◆ Available records:

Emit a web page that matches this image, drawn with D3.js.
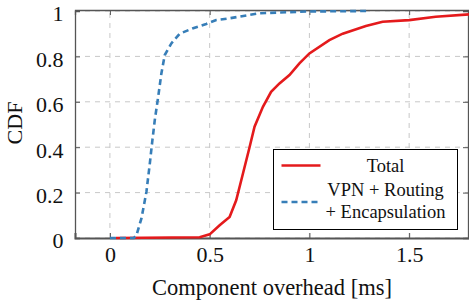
<!DOCTYPE html>
<html>
<head>
<meta charset="UTF-8">
<script src="https://d3js.org/d3.v7.min.js"></script>
<style>
    body { margin: 0; background: white; }
    text { font-family: 'Liberation Serif', 'Times New Roman', serif; fill: #111; }
</style>
</head>
<body>
<svg id="chart" width="469" height="300"></svg>
<script>
// CDF of component overhead
const totalX = [0.03, 0.45, 0.5, 0.55, 0.6, 0.633, 0.667, 0.70, 0.725, 0.767, 0.808, 0.85, 0.9, 0.95, 1.0, 1.1, 1.167, 1.283, 1.367, 1.5, 1.633, 1.8];
const totalY = [0, 0.003, 0.016, 0.056, 0.093, 0.166, 0.284, 0.40, 0.49, 0.578, 0.644, 0.681, 0.718, 0.769, 0.813, 0.872, 0.90, 0.934, 0.953, 0.96, 0.975, 0.985];
const vpnX = [0, 0.12, 0.133, 0.158, 0.183, 0.2, 0.213, 0.225, 0.242, 0.258, 0.275, 0.308, 0.35, 0.417, 0.483, 0.533, 0.6, 0.75, 1.0, 1.3];
const vpnY = [0, 0, 0.012, 0.086, 0.203, 0.328, 0.431, 0.52, 0.622, 0.725, 0.806, 0.857, 0.90, 0.924, 0.943, 0.96, 0.968, 0.99, 0.998, 1.0];
const xTicks = [0, 0.5, 1, 1.5];
const yTicks = [0, 0.2, 0.4, 0.6, 0.8, 1];
const seriesNames = ["Total", ["VPN + Routing", "+ Encapsulation"]];

const margin = { top: 11, right: 0, bottom: 62, left: 75 };
const width = 469, height = 300;

const svg = d3.select("#chart");

const x = d3.scaleLinear().domain([-0.175, 1.8]).range([margin.left, width - margin.right]);
const y = d3.scaleLinear().domain([0, 1]).range([height - margin.bottom, margin.top]);

// grid
svg.append("g").selectAll("line")
    .data(xTicks).enter().append("line")
    .attr("x1", d => x(d)).attr("x2", d => x(d))
    .attr("y1", y(0)).attr("y2", y(1) - 1)
    .attr("stroke", "#c8c8c8").attr("stroke-dasharray", "5,5");
svg.append("g").selectAll("line")
    .data(yTicks).enter().append("line")
    .attr("x1", x.range()[0]).attr("x2", x.range()[1])
    .attr("y1", d => y(d)).attr("y2", d => y(d))
    .attr("stroke", "#c8c8c8").attr("stroke-dasharray", "5,5");

// axes (ticks inside)
const xAxis = svg.append("g")
    .attr("transform", `translate(0,${y(0)})`)
    .call(d3.axisBottom(x).tickValues(xTicks).tickSize(-5).tickFormat(d3.format("")));
const xTop = svg.append("g")
    .attr("transform", `translate(0,${y(1) - 1})`)
    .call(d3.axisTop(x).tickValues(xTicks).tickSize(-5).tickFormat(""));
const yAxis = svg.append("g")
    .attr("transform", `translate(${x.range()[0]},0)`)
    .call(d3.axisLeft(y).tickValues(yTicks).tickSize(-5).tickFormat(d3.format("")));
const yRight = svg.append("g")
    .attr("transform", `translate(${x.range()[1] - 1},0)`)
    .call(d3.axisRight(y).tickValues(yTicks).tickSize(-5).tickFormat(""));

[xAxis, xTop, yAxis, yRight].forEach(g => {
    g.select(".domain").attr("stroke", "#555").attr("stroke-width", 1.3);
    g.selectAll(".tick line").attr("stroke", "#555");
    g.selectAll("text").style("font-size", "22px")
        .style("font-family", "'Liberation Serif', serif").attr("fill", "#111");
});
xAxis.select(".domain").attr("stroke-width", 2);
xAxis.selectAll("text").attr("y", 24).attr("dy", 0);
yAxis.selectAll("text").attr("x", -11.5).attr("dy", "0.45em");

// curves
const line = d3.line().x(d => x(d[0])).y(d => y(d[1]));
svg.append("path")
    .datum(totalX.map((v, i) => [v, totalY[i]]))
    .attr("d", line).attr("fill", "none")
    .attr("stroke", "#e41a1c").attr("stroke-width", 2.6);
svg.append("path")
    .datum(vpnX.map((v, i) => [v, vpnY[i]]))
    .attr("d", line).attr("fill", "none")
    .attr("stroke", "#377eb8").attr("stroke-width", 2.6)
    .attr("stroke-dasharray", "6,4");

// axis titles
svg.append("text")
    .attr("x", (x.range()[0] + x.range()[1]) / 2)
    .attr("y", 295)
    .attr("text-anchor", "middle")
    .style("font-size", "22.5px")
    .text("Component overhead [ms]");
svg.append("text")
    .attr("transform", "translate(22,123) rotate(-90)")
    .attr("text-anchor", "middle")
    .style("font-size", "22px")
    .text("CDF");

// legend
const lg = svg.append("g").attr("transform", "translate(273.5,149.5)");
lg.append("rect").attr("width", 184).attr("height", 80)
    .attr("fill", "white").attr("stroke", "black").attr("stroke-width", 1);
lg.append("line").attr("x1", 8).attr("x2", 47).attr("y1", 16).attr("y2", 16)
    .attr("stroke", "#e41a1c").attr("stroke-width", 2.6);
lg.append("line").attr("x1", 8).attr("x2", 47).attr("y1", 52.5).attr("y2", 52.5)
    .attr("stroke", "#377eb8").attr("stroke-width", 2.6).attr("stroke-dasharray", "6,4");
lg.append("text").attr("x", 112).attr("y", 22)
    .attr("text-anchor", "middle").style("font-size", "18.5px").text(seriesNames[0]);
lg.append("text").attr("x", 112).attr("y", 46)
    .attr("text-anchor", "middle").style("font-size", "18.5px").text(seriesNames[1][0]);
lg.append("text").attr("x", 112).attr("y", 68)
    .attr("text-anchor", "middle").style("font-size", "18.5px").text(seriesNames[1][1]);
</script>
</body>
</html>
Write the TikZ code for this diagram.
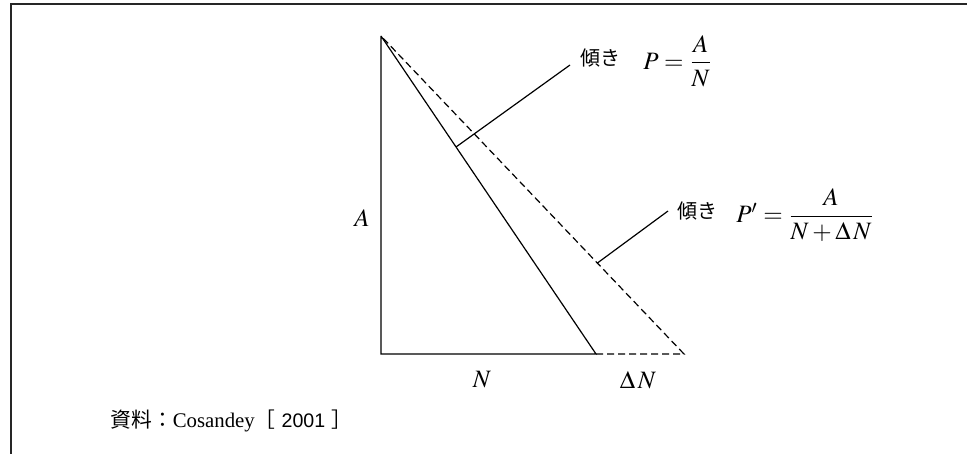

◆ Goal of the exercise: None of the pictures should appear; repeat the records exactly otherwise.

◆ Complete output:
Emit a web page that matches this image, drawn with D3.js.
<!DOCTYPE html>
<html>
<head>
<meta charset="UTF-8">
<script src="https://d3js.org/d3.v7.min.js"></script>
<style>
    body { margin: 0; background: white; }
    text { font-family: 'Liberation Serif', 'Times New Roman', serif; fill: #111; }
</style>
</head>
<body>
<svg id="chart" width="469" height="300"></svg>
<script>
// CDF of component overhead
const totalX = [0.03, 0.45, 0.5, 0.55, 0.6, 0.633, 0.667, 0.70, 0.725, 0.767, 0.808, 0.85, 0.9, 0.95, 1.0, 1.1, 1.167, 1.283, 1.367, 1.5, 1.633, 1.8];
const totalY = [0, 0.003, 0.016, 0.056, 0.093, 0.166, 0.284, 0.40, 0.49, 0.578, 0.644, 0.681, 0.718, 0.769, 0.813, 0.872, 0.90, 0.934, 0.953, 0.96, 0.975, 0.985];
const vpnX = [0, 0.12, 0.133, 0.158, 0.183, 0.2, 0.213, 0.225, 0.242, 0.258, 0.275, 0.308, 0.35, 0.417, 0.483, 0.533, 0.6, 0.75, 1.0, 1.3];
const vpnY = [0, 0, 0.012, 0.086, 0.203, 0.328, 0.431, 0.52, 0.622, 0.725, 0.806, 0.857, 0.90, 0.924, 0.943, 0.96, 0.968, 0.99, 0.998, 1.0];
const xTicks = [0, 0.5, 1, 1.5];
const yTicks = [0, 0.2, 0.4, 0.6, 0.8, 1];
const seriesNames = ["Total", ["VPN + Routing", "+ Encapsulation"]];

const margin = { top: 11, right: 0, bottom: 62, left: 75 };
const width = 469, height = 300;

const svg = d3.select("#chart");

const x = d3.scaleLinear().domain([-0.175, 1.8]).range([margin.left, width - margin.right]);
const y = d3.scaleLinear().domain([0, 1]).range([height - margin.bottom, margin.top]);

// grid
svg.append("g").selectAll("line")
    .data(xTicks).enter().append("line")
    .attr("x1", d => x(d)).attr("x2", d => x(d))
    .attr("y1", y(0)).attr("y2", y(1) - 1)
    .attr("stroke", "#c8c8c8").attr("stroke-dasharray", "5,5");
svg.append("g").selectAll("line")
    .data(yTicks).enter().append("line")
    .attr("x1", x.range()[0]).attr("x2", x.range()[1])
    .attr("y1", d => y(d)).attr("y2", d => y(d))
    .attr("stroke", "#c8c8c8").attr("stroke-dasharray", "5,5");

// axes (ticks inside)
const xAxis = svg.append("g")
    .attr("transform", `translate(0,${y(0)})`)
    .call(d3.axisBottom(x).tickValues(xTicks).tickSize(-5).tickFormat(d3.format("")));
const xTop = svg.append("g")
    .attr("transform", `translate(0,${y(1) - 1})`)
    .call(d3.axisTop(x).tickValues(xTicks).tickSize(-5).tickFormat(""));
const yAxis = svg.append("g")
    .attr("transform", `translate(${x.range()[0]},0)`)
    .call(d3.axisLeft(y).tickValues(yTicks).tickSize(-5).tickFormat(d3.format("")));
const yRight = svg.append("g")
    .attr("transform", `translate(${x.range()[1] - 1},0)`)
    .call(d3.axisRight(y).tickValues(yTicks).tickSize(-5).tickFormat(""));

[xAxis, xTop, yAxis, yRight].forEach(g => {
    g.select(".domain").attr("stroke", "#555").attr("stroke-width", 1.3);
    g.selectAll(".tick line").attr("stroke", "#555");
    g.selectAll("text").style("font-size", "22px")
        .style("font-family", "'Liberation Serif', serif").attr("fill", "#111");
});
xAxis.select(".domain").attr("stroke-width", 2);
xAxis.selectAll("text").attr("y", 24).attr("dy", 0);
yAxis.selectAll("text").attr("x", -11.5).attr("dy", "0.45em");

// curves
const line = d3.line().x(d => x(d[0])).y(d => y(d[1]));
svg.append("path")
    .datum(totalX.map((v, i) => [v, totalY[i]]))
    .attr("d", line).attr("fill", "none")
    .attr("stroke", "#e41a1c").attr("stroke-width", 2.6);
svg.append("path")
    .datum(vpnX.map((v, i) => [v, vpnY[i]]))
    .attr("d", line).attr("fill", "none")
    .attr("stroke", "#377eb8").attr("stroke-width", 2.6)
    .attr("stroke-dasharray", "6,4");

// axis titles
svg.append("text")
    .attr("x", (x.range()[0] + x.range()[1]) / 2)
    .attr("y", 295)
    .attr("text-anchor", "middle")
    .style("font-size", "22.5px")
    .text("Component overhead [ms]");
svg.append("text")
    .attr("transform", "translate(22,123) rotate(-90)")
    .attr("text-anchor", "middle")
    .style("font-size", "22px")
    .text("CDF");

// legend
const lg = svg.append("g").attr("transform", "translate(273.5,149.5)");
lg.append("rect").attr("width", 184).attr("height", 80)
    .attr("fill", "white").attr("stroke", "black").attr("stroke-width", 1);
lg.append("line").attr("x1", 8).attr("x2", 47).attr("y1", 16).attr("y2", 16)
    .attr("stroke", "#e41a1c").attr("stroke-width", 2.6);
lg.append("line").attr("x1", 8).attr("x2", 47).attr("y1", 52.5).attr("y2", 52.5)
    .attr("stroke", "#377eb8").attr("stroke-width", 2.6).attr("stroke-dasharray", "6,4");
lg.append("text").attr("x", 112).attr("y", 22)
    .attr("text-anchor", "middle").style("font-size", "18.5px").text(seriesNames[0]);
lg.append("text").attr("x", 112).attr("y", 46)
    .attr("text-anchor", "middle").style("font-size", "18.5px").text(seriesNames[1][0]);
lg.append("text").attr("x", 112).attr("y", 68)
    .attr("text-anchor", "middle").style("font-size", "18.5px").text(seriesNames[1][1]);
</script>
</body>
</html>
Write the TikZ code for this diagram.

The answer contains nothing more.